§ Information provided:
========================================
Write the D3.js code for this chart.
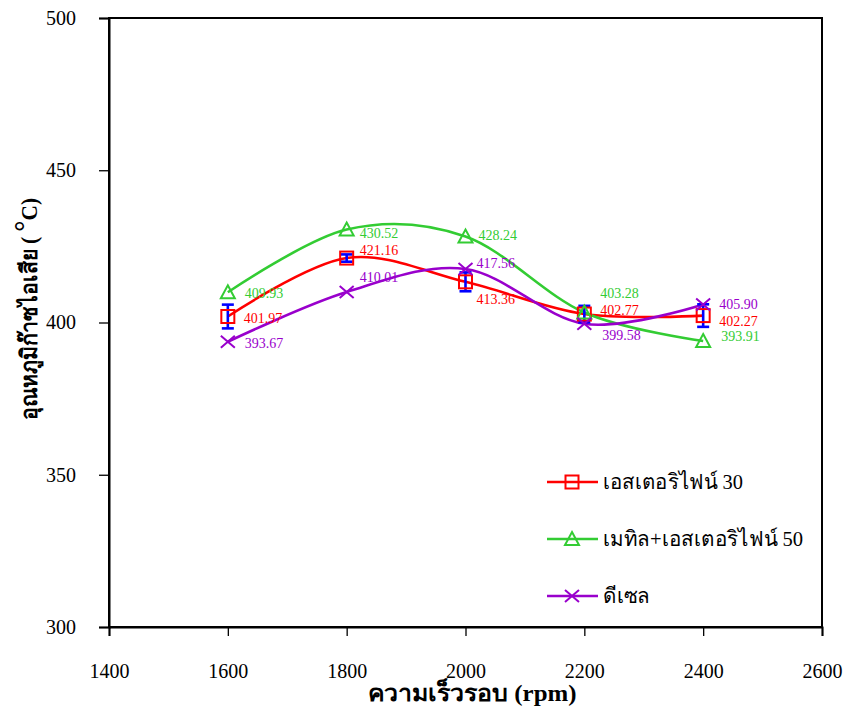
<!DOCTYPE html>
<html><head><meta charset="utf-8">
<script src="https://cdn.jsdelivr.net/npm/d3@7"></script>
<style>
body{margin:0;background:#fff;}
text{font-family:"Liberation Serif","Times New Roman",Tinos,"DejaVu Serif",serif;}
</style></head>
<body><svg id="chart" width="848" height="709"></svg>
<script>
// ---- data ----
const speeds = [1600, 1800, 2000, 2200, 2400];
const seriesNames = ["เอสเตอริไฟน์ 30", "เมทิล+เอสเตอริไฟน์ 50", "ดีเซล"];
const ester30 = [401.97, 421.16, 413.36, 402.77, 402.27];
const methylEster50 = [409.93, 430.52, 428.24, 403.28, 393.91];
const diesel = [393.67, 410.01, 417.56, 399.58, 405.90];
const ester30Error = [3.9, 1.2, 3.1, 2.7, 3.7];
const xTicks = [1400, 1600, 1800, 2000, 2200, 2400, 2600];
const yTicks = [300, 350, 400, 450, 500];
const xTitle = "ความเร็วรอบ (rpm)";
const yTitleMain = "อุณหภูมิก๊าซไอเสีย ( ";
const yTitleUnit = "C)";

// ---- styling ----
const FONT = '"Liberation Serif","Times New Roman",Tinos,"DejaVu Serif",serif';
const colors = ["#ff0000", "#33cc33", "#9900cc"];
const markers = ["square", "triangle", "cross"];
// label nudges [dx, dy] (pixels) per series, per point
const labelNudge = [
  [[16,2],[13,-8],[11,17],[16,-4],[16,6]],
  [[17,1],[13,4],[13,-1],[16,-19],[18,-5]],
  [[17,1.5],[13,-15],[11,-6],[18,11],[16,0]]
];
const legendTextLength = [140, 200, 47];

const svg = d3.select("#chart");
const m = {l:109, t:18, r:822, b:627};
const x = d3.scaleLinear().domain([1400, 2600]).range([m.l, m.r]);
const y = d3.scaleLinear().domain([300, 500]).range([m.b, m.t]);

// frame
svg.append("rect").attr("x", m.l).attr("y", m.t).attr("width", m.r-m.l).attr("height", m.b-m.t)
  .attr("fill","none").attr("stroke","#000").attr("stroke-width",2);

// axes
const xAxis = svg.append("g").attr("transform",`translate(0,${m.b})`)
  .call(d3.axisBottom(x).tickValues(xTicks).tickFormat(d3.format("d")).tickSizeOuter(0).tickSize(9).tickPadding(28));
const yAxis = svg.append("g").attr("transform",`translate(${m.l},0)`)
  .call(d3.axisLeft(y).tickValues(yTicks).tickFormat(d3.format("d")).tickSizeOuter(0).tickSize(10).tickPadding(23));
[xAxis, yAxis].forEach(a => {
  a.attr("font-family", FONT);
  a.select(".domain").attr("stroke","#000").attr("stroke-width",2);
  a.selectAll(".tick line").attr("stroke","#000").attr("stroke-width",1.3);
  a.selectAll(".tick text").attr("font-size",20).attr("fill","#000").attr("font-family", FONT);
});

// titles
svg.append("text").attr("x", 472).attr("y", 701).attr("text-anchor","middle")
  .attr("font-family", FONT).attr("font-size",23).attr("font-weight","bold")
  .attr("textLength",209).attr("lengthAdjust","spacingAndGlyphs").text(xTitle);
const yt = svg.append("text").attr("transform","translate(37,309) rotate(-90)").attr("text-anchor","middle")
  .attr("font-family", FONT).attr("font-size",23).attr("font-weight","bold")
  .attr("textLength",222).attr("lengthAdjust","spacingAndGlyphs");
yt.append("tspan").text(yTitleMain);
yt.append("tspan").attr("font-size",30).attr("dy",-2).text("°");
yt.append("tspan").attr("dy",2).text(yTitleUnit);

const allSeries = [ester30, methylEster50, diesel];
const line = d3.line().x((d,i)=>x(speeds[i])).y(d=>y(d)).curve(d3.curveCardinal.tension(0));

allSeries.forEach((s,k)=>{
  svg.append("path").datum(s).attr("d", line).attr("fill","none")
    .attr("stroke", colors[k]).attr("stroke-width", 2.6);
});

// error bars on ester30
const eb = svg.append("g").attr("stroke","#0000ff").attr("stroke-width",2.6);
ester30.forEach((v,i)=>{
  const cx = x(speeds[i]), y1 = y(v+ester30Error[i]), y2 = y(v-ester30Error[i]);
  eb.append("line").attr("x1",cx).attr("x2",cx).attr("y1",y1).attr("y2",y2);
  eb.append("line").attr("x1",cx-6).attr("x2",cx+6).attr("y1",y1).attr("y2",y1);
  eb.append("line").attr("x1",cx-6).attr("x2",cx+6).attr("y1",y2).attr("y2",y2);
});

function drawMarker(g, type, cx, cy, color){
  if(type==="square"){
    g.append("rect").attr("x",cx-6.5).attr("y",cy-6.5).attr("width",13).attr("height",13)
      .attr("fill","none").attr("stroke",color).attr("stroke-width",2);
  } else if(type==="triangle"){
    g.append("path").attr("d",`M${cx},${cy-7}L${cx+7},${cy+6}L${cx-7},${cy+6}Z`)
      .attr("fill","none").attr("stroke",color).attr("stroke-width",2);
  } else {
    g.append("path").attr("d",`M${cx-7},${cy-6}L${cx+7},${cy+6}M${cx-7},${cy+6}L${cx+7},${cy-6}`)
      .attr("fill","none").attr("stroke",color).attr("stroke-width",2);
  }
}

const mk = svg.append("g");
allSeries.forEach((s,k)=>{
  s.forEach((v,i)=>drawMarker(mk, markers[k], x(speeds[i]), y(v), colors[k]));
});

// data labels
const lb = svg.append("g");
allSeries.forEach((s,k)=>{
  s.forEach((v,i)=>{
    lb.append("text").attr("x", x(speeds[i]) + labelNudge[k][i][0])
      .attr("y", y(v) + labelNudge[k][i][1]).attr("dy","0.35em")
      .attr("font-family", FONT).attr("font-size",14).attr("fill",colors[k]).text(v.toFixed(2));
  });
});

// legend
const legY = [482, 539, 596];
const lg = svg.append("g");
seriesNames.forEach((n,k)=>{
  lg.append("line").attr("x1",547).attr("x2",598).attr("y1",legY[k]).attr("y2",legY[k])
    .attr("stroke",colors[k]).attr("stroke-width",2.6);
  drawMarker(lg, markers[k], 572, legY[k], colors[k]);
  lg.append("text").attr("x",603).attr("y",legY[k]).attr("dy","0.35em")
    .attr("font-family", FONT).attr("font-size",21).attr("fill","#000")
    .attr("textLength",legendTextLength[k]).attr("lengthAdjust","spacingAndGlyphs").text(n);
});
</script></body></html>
========================================
§ What to work on: List each line holding the string "chart".

§ Output of the exercise:
Write the D3.js code for this chart.
<body><svg id="chart" width="848" height="709"></svg>
const svg = d3.select("#chart");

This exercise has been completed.